China’s Growth Model Is Externally Anchored. Capital Still Prices the Constraint.

VICA Partners | Institutional Market Structure Commentary


Abstract

Markets are no longer governed by inflation narratives. The dominant risk entering 2026 is policy error interacting with growth fragility inside a late-equilibrium structure. Retail sentiment gauges routinely register fear, yet institutional architecture continues to hold — through liquidity concentration, duration accumulation, and volatility suppression.

At the same time, public discourse continues to overstate China’s economic autonomy and understate its reliance on U.S. end-demand and dollar-based clearing. That mischaracterization extends duration uncertainty rather than resolving it. Capital responds accordingly — not by reallocating toward alternatives, but by consolidating around the systems that continue to function under constraint.

The system is not breaking. It is tightening. That distinction defines the institutional opportunity set into 2026.
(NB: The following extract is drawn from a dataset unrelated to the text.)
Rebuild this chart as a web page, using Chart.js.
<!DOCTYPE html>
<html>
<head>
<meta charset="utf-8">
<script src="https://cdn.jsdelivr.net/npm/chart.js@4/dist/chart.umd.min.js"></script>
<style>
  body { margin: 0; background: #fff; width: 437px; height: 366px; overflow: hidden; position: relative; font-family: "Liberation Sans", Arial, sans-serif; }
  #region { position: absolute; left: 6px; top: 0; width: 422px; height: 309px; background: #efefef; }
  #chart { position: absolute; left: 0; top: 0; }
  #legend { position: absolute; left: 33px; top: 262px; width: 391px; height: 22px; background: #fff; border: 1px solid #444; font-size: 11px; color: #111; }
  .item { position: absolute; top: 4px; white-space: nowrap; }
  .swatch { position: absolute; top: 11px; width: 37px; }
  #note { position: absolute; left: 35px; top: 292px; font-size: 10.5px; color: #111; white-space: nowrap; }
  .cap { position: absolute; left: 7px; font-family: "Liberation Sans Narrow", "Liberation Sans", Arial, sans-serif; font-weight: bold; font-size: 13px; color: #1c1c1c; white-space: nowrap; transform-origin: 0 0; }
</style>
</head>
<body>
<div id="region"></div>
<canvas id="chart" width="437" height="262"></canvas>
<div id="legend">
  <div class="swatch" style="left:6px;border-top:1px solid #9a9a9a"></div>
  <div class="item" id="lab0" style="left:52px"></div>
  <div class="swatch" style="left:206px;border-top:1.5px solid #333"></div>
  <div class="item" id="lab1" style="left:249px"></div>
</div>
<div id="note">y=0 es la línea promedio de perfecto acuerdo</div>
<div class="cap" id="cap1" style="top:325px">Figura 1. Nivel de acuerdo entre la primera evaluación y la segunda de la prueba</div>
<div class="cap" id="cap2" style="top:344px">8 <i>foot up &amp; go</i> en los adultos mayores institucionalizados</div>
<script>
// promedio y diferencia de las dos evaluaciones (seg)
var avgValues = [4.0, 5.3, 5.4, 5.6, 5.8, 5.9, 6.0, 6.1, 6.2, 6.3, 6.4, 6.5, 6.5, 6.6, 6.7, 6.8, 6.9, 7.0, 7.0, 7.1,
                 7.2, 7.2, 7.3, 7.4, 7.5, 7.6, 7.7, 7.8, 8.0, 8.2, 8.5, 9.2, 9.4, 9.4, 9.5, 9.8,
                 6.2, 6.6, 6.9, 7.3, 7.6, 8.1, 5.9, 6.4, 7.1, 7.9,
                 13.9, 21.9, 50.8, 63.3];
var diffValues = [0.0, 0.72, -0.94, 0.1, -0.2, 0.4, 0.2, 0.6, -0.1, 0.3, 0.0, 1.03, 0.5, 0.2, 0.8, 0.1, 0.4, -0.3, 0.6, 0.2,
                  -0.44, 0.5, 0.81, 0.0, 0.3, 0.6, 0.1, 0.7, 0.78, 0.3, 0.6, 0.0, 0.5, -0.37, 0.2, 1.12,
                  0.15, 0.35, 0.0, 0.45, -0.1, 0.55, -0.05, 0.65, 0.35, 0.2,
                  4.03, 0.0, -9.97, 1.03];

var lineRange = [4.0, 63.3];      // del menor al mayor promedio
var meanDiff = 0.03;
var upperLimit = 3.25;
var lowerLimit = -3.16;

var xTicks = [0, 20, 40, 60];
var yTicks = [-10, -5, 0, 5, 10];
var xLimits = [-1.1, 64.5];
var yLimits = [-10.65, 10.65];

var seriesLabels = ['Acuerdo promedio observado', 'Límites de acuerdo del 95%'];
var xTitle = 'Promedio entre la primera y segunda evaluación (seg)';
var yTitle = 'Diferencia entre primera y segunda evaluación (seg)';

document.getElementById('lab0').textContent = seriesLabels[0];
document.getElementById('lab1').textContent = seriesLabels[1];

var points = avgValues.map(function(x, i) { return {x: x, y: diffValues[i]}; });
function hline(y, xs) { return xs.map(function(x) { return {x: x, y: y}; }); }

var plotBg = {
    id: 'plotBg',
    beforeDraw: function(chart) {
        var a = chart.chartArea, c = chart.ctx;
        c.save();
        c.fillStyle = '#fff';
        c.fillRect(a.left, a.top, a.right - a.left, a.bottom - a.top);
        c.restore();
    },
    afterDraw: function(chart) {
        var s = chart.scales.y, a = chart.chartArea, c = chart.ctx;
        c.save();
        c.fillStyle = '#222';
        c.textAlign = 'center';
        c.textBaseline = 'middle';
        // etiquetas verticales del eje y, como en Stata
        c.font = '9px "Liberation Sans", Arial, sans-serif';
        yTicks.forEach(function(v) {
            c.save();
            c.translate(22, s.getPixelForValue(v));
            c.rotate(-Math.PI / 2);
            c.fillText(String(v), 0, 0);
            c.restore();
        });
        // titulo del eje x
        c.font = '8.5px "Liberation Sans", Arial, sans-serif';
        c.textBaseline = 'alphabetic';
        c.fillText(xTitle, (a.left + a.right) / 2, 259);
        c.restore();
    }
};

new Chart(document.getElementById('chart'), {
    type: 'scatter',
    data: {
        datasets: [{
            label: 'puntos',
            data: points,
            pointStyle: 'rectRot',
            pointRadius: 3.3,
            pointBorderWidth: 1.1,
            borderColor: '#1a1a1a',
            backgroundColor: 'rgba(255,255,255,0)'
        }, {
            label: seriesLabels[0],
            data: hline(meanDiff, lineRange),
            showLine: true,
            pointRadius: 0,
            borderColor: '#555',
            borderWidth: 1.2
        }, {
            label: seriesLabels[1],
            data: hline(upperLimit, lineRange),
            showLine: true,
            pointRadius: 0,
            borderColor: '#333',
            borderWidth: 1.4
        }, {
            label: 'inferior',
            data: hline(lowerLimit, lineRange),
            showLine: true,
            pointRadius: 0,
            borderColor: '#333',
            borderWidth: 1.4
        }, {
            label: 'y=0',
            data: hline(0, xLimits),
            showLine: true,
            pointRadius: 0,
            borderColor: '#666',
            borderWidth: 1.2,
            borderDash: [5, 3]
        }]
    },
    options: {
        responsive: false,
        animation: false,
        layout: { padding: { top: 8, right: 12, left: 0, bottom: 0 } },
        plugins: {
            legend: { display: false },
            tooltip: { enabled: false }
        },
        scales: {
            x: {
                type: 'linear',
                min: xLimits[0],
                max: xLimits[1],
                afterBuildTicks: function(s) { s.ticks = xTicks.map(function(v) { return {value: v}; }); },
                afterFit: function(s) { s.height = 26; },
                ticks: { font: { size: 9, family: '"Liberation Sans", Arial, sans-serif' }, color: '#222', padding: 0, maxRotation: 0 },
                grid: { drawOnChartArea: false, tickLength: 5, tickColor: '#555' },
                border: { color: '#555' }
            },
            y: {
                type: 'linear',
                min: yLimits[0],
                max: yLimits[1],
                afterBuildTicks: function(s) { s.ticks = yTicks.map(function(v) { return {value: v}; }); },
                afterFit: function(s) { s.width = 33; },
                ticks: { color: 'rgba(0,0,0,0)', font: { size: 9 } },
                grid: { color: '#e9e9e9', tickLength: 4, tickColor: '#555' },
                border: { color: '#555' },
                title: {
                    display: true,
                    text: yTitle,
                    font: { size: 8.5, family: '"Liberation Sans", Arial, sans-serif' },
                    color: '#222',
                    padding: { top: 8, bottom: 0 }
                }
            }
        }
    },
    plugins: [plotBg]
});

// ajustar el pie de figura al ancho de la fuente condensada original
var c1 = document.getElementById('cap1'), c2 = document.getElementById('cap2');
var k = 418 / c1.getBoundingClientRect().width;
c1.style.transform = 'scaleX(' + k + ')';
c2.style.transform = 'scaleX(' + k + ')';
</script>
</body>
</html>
Structural Reality: China’s External Anchor Has Not Changed

Despite persistent headlines emphasizing decoupling, China’s growth model remains externally anchored. U.S. consumers continue to represent the most critical endpoint for Chinese industrial output, directly and indirectly. Domestic absorption has not scaled to replace export dependency. Overcapacity across manufacturing-intensive sectors cannot be cleared internally without margin compression, employment pressure, and balance-sheet stress.

A sustained failure of U.S. end-demand transmission would not produce a marginal slowdown. It would force internal adjustment under conditions China historically manages poorly: declining profitability, rising labor strain, and deteriorating capital confidence.

Markets understand this asymmetry even when public narratives do not. Capital prices constraints, not rhetoric.


Media Amplification and the Extension of Duration Risk

The gap between narrative and feasibility matters. Media coverage increasingly frames China’s geopolitical signaling and trade diversification as evidence of economic independence. In practice, these actions reflect defensive positioning within a constrained system, not the emergence of a viable replacement growth engine.

This distortion has a predictable market effect. As rhetoric accelerates without corresponding structural change, uncertainty persists. Persistent uncertainty favors systems with proven liquidity, settlement reliability, and exit optionality. It does not favor aspirational alternatives.

Rather than destabilizing the existing order, narrative amplification reinforces it.


Liquidity, Volatility, and the Mechanics of Containment

In late-equilibrium regimes, markets do not fail loudly. They tighten quietly.

Liquidity remains functional but increasingly concentrated. Participation narrows. Execution capacity holds, but efficiency declines. Volatility compresses at the surface even as internal fragility remains elevated. Duration demand persists as a hedge against policy miscalibration rather than a bet on recession.

This is a containment regime. Stability is preserved through structure, not conviction.

Within this framework, dollar-centric systems continue to benefit — not because of optimism, but because they remain the primary mechanisms through which global risk is cleared, collateralized, and repriced.


Market Inertia and Structural Asymmetry

As regimes move from expansion toward preservation and containment, the market’s center of gravity shifts. Capital becomes less sensitive to growth narratives and more sensitive to operational reliability. Assets that have already absorbed downside pressure while retaining structural integrity gain asymmetric appeal.

This is where the opportunity emerges.

Single Technical Takeaway

Dollar exposure is no longer a consensus trade — it is a structurally supported asset that has already absorbed downside pressure. Price has fully repriced while trend integrity remains intact, shifting asymmetry toward stabilization or recovery within the dominant liquidity system rather than further liquidation.


Institutional Opportunity Into 2026

This is not a directional bet on growth, policy, or geopolitics. It is an alignment with structure.

Dollar-centric exposure functions as portfolio ballast in environments where uncertainty persists without resolution. It benefits from liquidity concentration, duration sensitivity, and the absence of credible substitutes capable of absorbing global capital flows at scale.

For institutional portfolios, the highest risk-adjusted expression into 2026 is not broad beta. It is precision — pairing liquidity-dense equity corridors and quality balance sheets with structural ballast that benefits from constraint rather than momentum.

Traditional crisis hedges decay when risk lingers without breaking. Structural exposure benefits from time.


What Would Invalidate the Thesis

This framework requires reassessment only under clear structural change:

  • Durable resolution of geopolitical and trade uncertainty

  • Emergence of a credible reserve substitute with deep liquidity and capital mobility

  • Material impairment of U.S. market functionality

  • Broad, synchronized global expansion outside the U.S. that compresses safe-haven demand

Absent these, capital behavior remains consistent with the current regime.


Conclusion

China’s growth model remains externally anchored. Media narratives continue to overstate autonomy and understate dependence. Markets, however, are positioning for the constraint.

In late-equilibrium regimes, stability persists not because conditions improve, but because liquidity, duration, and structure work harder to preserve balance. That environment rewards assets aligned with operational reality rather than narrative conviction.

The dollar benefits not from optimism, but from structure.

Stability persists. Efficiency declines. Precision matters.